__MATERIAL SUPPLIED__.
►
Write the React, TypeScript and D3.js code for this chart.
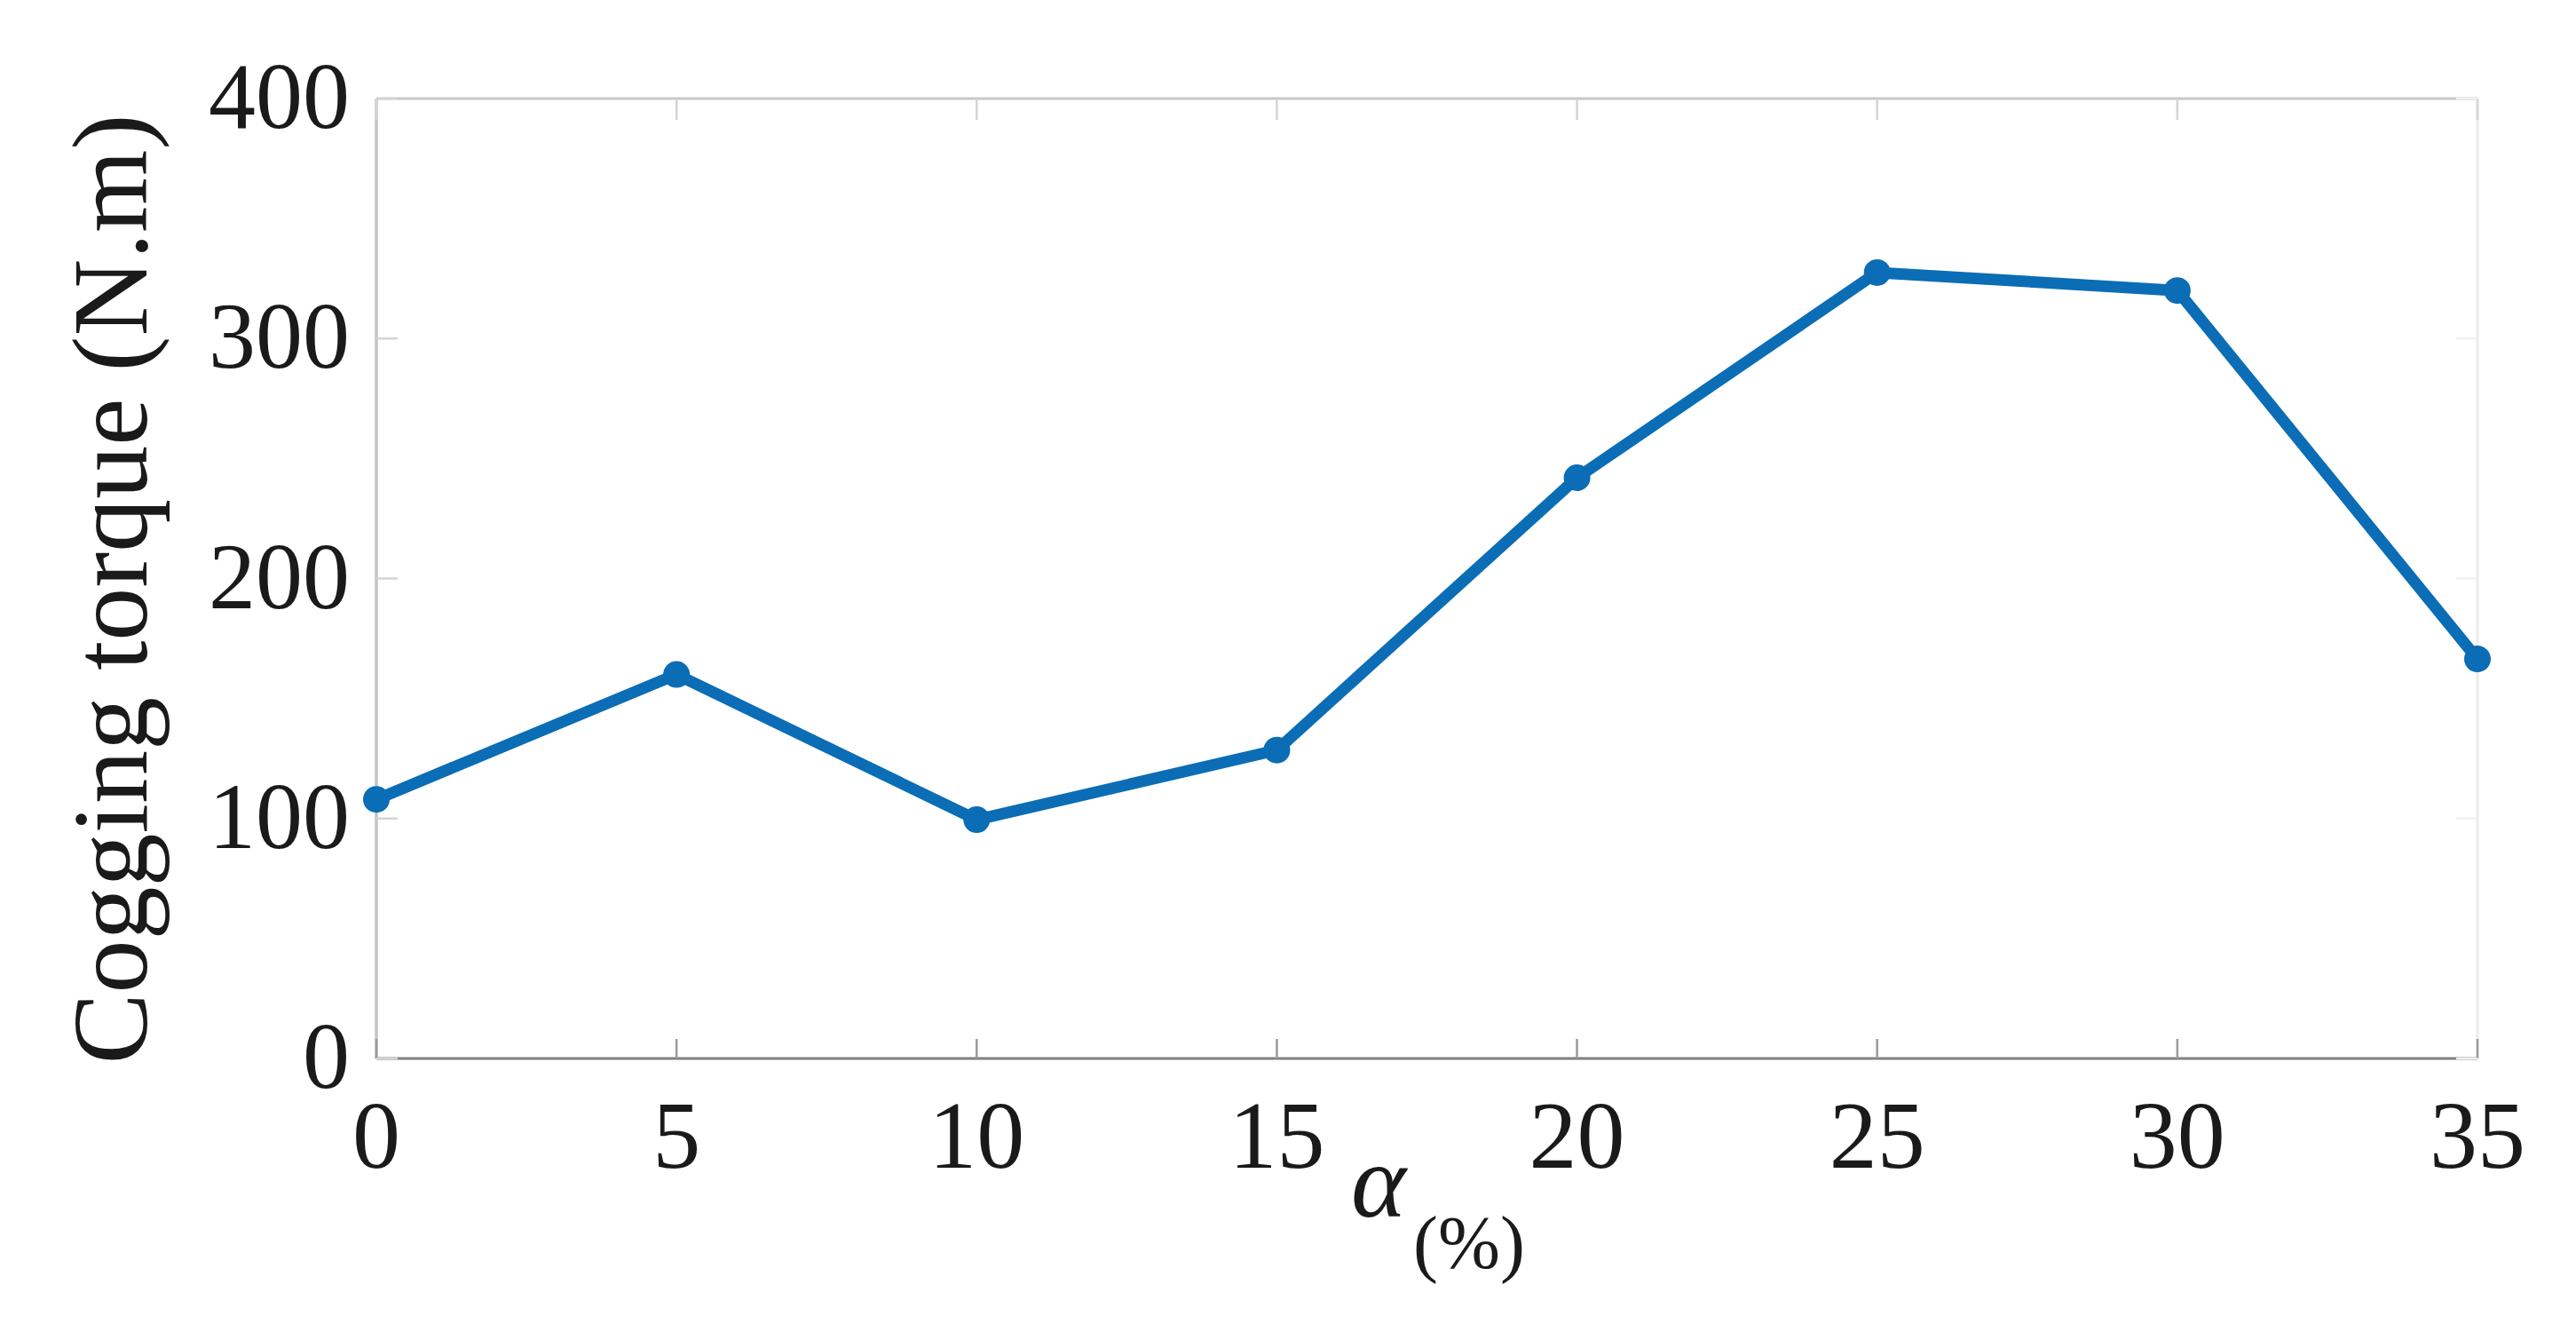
◄
►
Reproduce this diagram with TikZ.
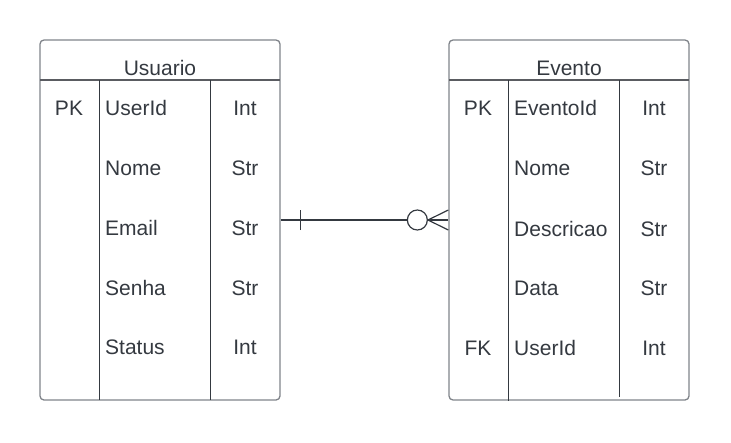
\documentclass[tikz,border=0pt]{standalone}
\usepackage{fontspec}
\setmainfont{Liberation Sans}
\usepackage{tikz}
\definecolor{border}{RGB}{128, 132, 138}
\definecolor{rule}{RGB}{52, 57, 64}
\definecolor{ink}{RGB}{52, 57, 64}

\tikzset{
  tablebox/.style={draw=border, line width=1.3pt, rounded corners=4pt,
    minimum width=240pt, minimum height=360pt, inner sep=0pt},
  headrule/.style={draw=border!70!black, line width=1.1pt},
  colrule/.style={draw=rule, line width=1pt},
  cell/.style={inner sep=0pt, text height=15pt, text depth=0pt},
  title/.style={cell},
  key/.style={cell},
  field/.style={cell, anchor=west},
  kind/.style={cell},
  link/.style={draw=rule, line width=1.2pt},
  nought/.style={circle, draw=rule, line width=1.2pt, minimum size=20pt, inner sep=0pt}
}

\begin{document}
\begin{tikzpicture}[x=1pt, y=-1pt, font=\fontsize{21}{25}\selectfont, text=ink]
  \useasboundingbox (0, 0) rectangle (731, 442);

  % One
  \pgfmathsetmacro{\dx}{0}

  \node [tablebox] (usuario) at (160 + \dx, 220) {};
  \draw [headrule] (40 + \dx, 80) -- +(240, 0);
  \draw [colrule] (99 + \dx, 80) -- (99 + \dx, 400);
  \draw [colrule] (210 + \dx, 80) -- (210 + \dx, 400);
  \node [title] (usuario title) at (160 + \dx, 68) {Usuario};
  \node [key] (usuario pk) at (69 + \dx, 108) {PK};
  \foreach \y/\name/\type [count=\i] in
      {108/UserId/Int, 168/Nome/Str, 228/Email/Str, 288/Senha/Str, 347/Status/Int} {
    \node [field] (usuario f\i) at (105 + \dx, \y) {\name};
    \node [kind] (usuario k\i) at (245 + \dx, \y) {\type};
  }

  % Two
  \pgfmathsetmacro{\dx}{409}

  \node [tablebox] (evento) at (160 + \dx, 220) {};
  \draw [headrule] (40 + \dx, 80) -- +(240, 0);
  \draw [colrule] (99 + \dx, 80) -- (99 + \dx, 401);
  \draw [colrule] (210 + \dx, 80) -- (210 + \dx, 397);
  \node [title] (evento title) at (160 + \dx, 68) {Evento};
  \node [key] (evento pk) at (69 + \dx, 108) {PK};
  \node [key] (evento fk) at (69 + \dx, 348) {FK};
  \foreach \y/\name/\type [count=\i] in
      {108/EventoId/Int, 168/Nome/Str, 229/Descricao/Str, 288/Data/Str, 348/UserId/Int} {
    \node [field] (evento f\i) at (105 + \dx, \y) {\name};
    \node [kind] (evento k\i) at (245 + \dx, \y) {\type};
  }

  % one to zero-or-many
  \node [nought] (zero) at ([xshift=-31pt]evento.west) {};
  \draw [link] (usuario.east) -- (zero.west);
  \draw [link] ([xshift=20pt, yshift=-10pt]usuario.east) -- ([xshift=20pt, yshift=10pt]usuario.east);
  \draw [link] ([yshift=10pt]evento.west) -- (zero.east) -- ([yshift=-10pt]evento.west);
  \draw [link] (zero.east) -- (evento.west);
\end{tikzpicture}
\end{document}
◄
Lines that include the word "this" are to be extracted from the data above.

__FINISHED TASK__.
Write the React, TypeScript and D3.js code for this chart.
Reproduce this diagram with TikZ.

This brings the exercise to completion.